-- TASK OBJECTIVE --
Start at the line holding "What matplotlib code", stop at the line holding "ax.text(xi, v +", and repeat those lines exactly, both ends included; skip the pictures.
====== SUPPLIED RECORDS
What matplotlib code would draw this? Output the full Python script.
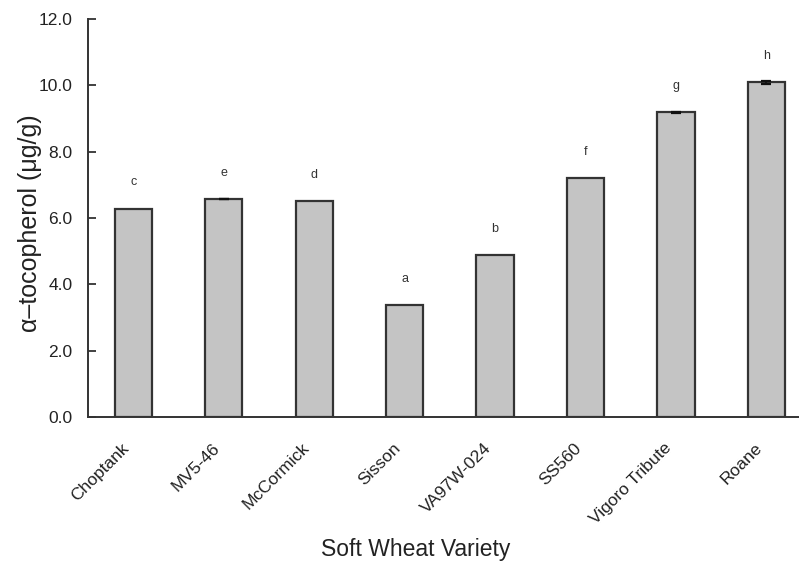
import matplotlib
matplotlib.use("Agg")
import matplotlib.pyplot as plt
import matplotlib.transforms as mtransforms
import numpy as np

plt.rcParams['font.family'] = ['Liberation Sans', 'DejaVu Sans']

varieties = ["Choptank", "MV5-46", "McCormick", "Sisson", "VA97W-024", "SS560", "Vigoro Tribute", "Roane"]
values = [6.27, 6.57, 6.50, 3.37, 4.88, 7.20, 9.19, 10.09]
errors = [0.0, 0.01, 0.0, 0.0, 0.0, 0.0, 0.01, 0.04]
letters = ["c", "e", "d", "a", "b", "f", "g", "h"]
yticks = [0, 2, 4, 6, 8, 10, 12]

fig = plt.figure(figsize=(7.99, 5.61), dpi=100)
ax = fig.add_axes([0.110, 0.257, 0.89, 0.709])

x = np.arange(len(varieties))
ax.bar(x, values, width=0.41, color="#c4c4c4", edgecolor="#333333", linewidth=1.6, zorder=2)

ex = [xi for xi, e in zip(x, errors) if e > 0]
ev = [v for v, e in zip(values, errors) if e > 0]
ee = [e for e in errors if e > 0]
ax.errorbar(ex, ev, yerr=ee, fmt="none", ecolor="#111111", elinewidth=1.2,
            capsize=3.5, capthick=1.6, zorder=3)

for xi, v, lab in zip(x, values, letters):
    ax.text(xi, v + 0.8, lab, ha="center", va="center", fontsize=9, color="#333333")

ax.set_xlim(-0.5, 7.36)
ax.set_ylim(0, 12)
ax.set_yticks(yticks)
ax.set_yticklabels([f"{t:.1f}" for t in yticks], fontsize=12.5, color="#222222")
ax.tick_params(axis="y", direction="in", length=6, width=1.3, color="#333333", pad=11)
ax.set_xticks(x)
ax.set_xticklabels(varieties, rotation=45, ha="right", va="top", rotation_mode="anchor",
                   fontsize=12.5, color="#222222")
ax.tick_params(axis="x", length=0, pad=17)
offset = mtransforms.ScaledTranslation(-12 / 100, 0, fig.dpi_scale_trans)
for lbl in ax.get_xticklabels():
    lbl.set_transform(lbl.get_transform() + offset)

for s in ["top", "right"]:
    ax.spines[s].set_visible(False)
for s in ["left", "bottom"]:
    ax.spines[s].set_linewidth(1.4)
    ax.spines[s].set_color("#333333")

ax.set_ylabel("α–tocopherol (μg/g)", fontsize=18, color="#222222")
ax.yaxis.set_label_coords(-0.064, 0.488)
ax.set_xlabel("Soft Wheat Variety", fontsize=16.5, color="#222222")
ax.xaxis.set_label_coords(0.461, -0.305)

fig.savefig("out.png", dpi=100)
============
====== SUPPLIED RECORDS
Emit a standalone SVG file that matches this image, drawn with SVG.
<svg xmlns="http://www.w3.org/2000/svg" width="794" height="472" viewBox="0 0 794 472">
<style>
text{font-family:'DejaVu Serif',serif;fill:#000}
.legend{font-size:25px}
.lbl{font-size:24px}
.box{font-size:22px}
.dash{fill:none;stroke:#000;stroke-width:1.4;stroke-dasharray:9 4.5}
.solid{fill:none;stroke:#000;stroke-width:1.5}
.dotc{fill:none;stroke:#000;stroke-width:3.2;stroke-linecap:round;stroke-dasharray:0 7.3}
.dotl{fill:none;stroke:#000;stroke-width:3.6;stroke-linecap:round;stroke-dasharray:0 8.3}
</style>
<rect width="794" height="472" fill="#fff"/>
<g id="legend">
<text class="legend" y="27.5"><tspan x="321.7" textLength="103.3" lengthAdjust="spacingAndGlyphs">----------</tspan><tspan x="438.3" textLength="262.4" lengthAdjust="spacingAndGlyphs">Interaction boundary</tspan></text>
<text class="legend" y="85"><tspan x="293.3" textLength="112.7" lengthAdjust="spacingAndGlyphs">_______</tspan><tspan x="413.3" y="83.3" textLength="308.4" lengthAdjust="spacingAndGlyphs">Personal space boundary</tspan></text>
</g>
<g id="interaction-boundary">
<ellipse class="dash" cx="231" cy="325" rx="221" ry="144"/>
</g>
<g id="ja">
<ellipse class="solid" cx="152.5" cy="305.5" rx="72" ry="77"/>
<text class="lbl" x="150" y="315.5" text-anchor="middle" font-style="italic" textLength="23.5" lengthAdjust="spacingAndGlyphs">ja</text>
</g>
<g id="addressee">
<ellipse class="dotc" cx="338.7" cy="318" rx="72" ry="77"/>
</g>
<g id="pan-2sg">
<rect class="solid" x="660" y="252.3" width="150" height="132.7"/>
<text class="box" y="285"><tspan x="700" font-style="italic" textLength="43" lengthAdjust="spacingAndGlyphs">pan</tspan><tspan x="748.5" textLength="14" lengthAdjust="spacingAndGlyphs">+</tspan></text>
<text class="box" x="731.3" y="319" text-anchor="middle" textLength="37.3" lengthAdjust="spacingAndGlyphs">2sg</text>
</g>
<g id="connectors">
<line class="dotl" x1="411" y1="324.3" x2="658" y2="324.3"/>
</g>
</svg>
============
-- ANSWER FOR THIS EXERCISE --
What matplotlib code would draw this? Output the full Python script.
import matplotlib
matplotlib.use("Agg")
import matplotlib.pyplot as plt
import matplotlib.transforms as mtransforms
import numpy as np

plt.rcParams['font.family'] = ['Liberation Sans', 'DejaVu Sans']

varieties = ["Choptank", "MV5-46", "McCormick", "Sisson", "VA97W-024", "SS560", "Vigoro Tribute", "Roane"]
values = [6.27, 6.57, 6.50, 3.37, 4.88, 7.20, 9.19, 10.09]
errors = [0.0, 0.01, 0.0, 0.0, 0.0, 0.0, 0.01, 0.04]
letters = ["c", "e", "d", "a", "b", "f", "g", "h"]
yticks = [0, 2, 4, 6, 8, 10, 12]

fig = plt.figure(figsize=(7.99, 5.61), dpi=100)
ax = fig.add_axes([0.110, 0.257, 0.89, 0.709])

x = np.arange(len(varieties))
ax.bar(x, values, width=0.41, color="#c4c4c4", edgecolor="#333333", linewidth=1.6, zorder=2)

ex = [xi for xi, e in zip(x, errors) if e > 0]
ev = [v for v, e in zip(values, errors) if e > 0]
ee = [e for e in errors if e > 0]
ax.errorbar(ex, ev, yerr=ee, fmt="none", ecolor="#111111", elinewidth=1.2,
            capsize=3.5, capthick=1.6, zorder=3)

for xi, v, lab in zip(x, values, letters):
    ax.text(xi, v + 0.8, lab, ha="center", va="center", fontsize=9, color="#333333")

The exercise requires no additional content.